An older relative told me going to college in a relationship was the stupidest thing I could do and that I was going to ruin my “college experience.” But what truly is the college experience if not to make the most out of your freedom and do the things you truly enjoy doing? Is college actually about partying every weekend, or having multiple love affairs? Or is it spending all of my time out with friends without a moment to listen to myself? It seemed like everyone in my life was defining the “college experience” as something I didn’t resonate with. I had very little guidance on how to navigate being in a relationship in college while maintaining a balanced life.
I knew breaking up with my boyfriend was not what I wanted to do. We had only been dating for a few months but the connection we have is nothing like I have ever experienced. Both of us were determined to figure this out.
But I did start thinking about my time at Emerson and how I could balance this so-called “college experience” with having a boyfriend back home. I could only see him once a week and I could go out once a weekend. Or I could see him twice a week. Or this and this and this and this. It was grueling to think about this schedule that I didn’t want to make in the first place.
As I adjusted to Emerson over the first few weeks, I made really good friends that I hang out with a lot during the week and weekends. At the same time, my boyfriend comes to visit every weekend and we call every night. I had made my own schedule that didn’t adhere to what other people were telling me to do. I haven’t felt that having a boyfriend in college has “held me back” or deterred me from being my own person. I have been living my true college experience and I’m glad I didn’t break up with him for the “college experience.”

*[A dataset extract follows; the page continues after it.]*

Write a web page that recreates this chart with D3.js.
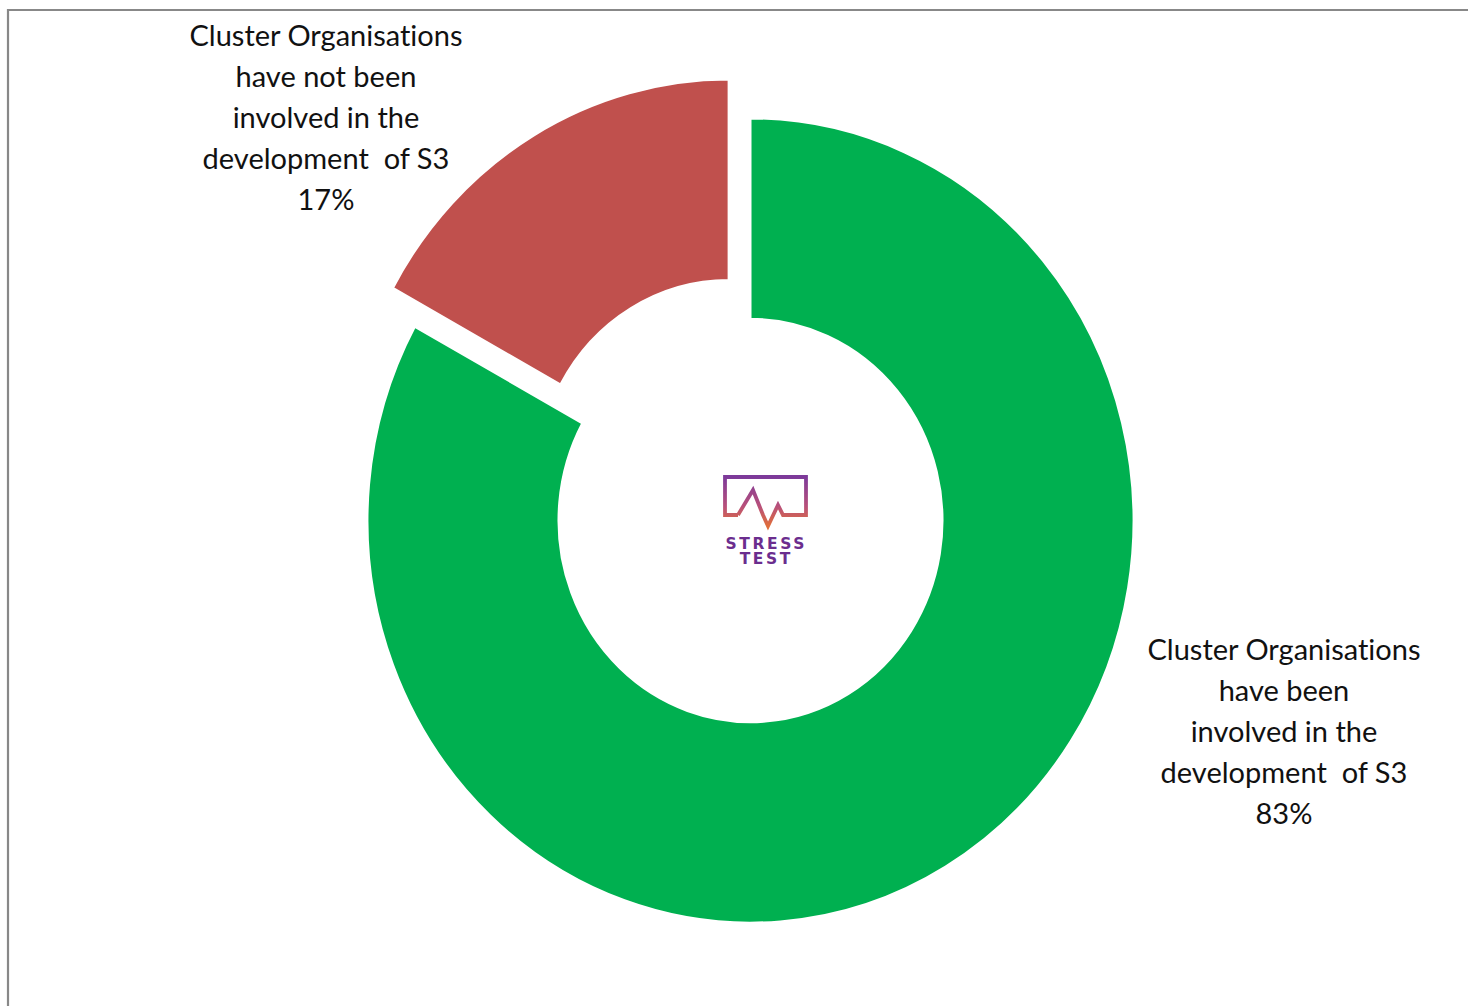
<!DOCTYPE html>
<html>
<head>
<meta charset="utf-8">
<script src="https://cdn.jsdelivr.net/npm/d3@7"></script>
<style>
  html, body { margin: 0; padding: 0; background: #fff; }
  svg { display: block; }
  text { white-space: pre; font-variant-ligatures: none; font-feature-settings: "liga" 0, "clig" 0; }
</style>
</head>
<body>
<svg id="chart" width="1468" height="1006"></svg>
<script>
// ---- data ----
const categories = ["have been involved", "have not been involved"];
const values = [83, 17];
const colors = ["#00B050", "#C0504D"];
const exploded = [false, true];
const labelLines = [
  ["Cluster Organisations", "have been", "involved in the", "development  of S3", "83%"],
  ["Cluster Organisations", "have not been", "involved in the", "development  of S3", "17%"]
];
const logoLines = ["STRESS", "TEST"];

// ---- layout ----
const svg = d3.select("#chart");
const cx = 750.5, cy = 520.5, sy = 1.05;
const outerR = 383, innerR = 192, explodeDist = 43;

// border frame
svg.append("path")
  .attr("d", "M8,1010 L8,10 L1470,10")
  .attr("fill", "none")
  .attr("stroke", "#888")
  .attr("stroke-width", 2.2);

const pie = d3.pie().sort(null).value(d => d).startAngle(0).endAngle(2 * Math.PI);
const arcs = pie(values);
const arc = d3.arc().innerRadius(innerR).outerRadius(outerR);

const g = svg.append("g").attr("transform", `translate(${cx},${cy}) scale(1,${sy})`);
g.selectAll("path.slice")
  .data(arcs)
  .join("path")
  .attr("class", "slice")
  .attr("d", arc)
  .attr("fill", (d, i) => colors[i])
  .attr("stroke", "#fff")
  .attr("stroke-width", 2)
  .attr("transform", (d, i) => {
    if (!exploded[i]) return null;
    const a = (d.startAngle + d.endAngle) / 2;
    return `translate(${Math.sin(a) * explodeDist},${-Math.cos(a) * explodeDist})`;
  });

// labels
const labelPos = [
  { x: 1284, y: 660 },
  { x: 326, y: 46 }
];
const lineH = 40.9;
labelLines.forEach((lines, i) => {
  const t = svg.append("text")
    .attr("text-anchor", "middle")
    .attr("font-family", "Lato, 'Open Sans', sans-serif")
    .attr("font-size", 29)
    .attr("fill", "#111");
  lines.forEach((ln, j) => {
    t.append("tspan")
      .attr("x", labelPos[i].x)
      .attr("y", labelPos[i].y + j * lineH)
      .text(ln);
  });
});

// centre logo
const defs = svg.append("defs");
const grad = defs.append("linearGradient")
  .attr("id", "logoGrad").attr("x1", 0).attr("y1", 0).attr("x2", 0).attr("y2", 1);
grad.append("stop").attr("offset", "0%").attr("stop-color", "#7D3A9A");
grad.append("stop").attr("offset", "60%").attr("stop-color", "#B8507A");
grad.append("stop").attr("offset", "100%").attr("stop-color", "#E06E3A");

const logoPts = [[738,515],[725,515],[725,477],[806,477],[806,515],[783,515],[778,505],[768,526],[763,515],[753,490],[738,515]];
svg.append("path")
  .attr("d", d3.line()(logoPts))
  .attr("fill", "none")
  .attr("stroke", "url(#logoGrad)")
  .attr("stroke-width", 3.8)
  .attr("stroke-linejoin", "miter");

const logoSpacing = 2.6;
const logoText = svg.append("text")
  .attr("text-anchor", "middle")
  .attr("font-family", "'DejaVu Sans', sans-serif")
  .attr("font-weight", "bold")
  .attr("font-size", 15.5)
  .attr("letter-spacing", logoSpacing)
  .attr("fill", "#6B2D8E");
logoLines.forEach((ln, j) => {
  logoText.append("tspan")
    .attr("x", 765 + logoSpacing / 2)
    .attr("y", 548.5 + j * 15.2)
    .text(ln);
});
</script>
</body>
</html>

Throughout this, I learned not to listen to these people when they told me I should want to do all of these crazy “college experience” things. That really helped in making my medium distance relationship work in a way that benefitted not only myself but my boyfriend, too. Because now, we get to see each other frequently without either of us feeling unfulfilled.
Find what works for you and if you’re in a relationship learn what’s best for your partner, too. Communicate as much as humanly possible and don’t be afraid of trial and error. You may mess up or may try something that neither of you like but as long as you and your partner are willing to put in the effort, you’ll make it work.
My boyfriend and I don’t have everything figured out. However, we have been able to do so much together. We have explored all over Boston, been to parties together, and have been on countless dates trying all new restaurants. This was all trial and error and I know that as time passes all of it will get easier the more we discover what works or doesn’t work.
There is no one way to experience college, and college should be about what you specifically want to do. You don’t have to go to parties but you definitely can. You don’t have to go above and beyond to make friends. Most importantly, you shouldn’t stress about missing things that you didn’t even want to do in the first place just because you’re afraid of missing out.
Your college experience should be uniquely yours, not what the people around you try to tell you. For me, college is about doing what makes me happy. So no, staying in my relationship isn’t ruining my college experience, nor is it the stupidest thing I have ever done. If anything, I have learned more about my preferences and to listen to myself when it comes to how I want to live my life.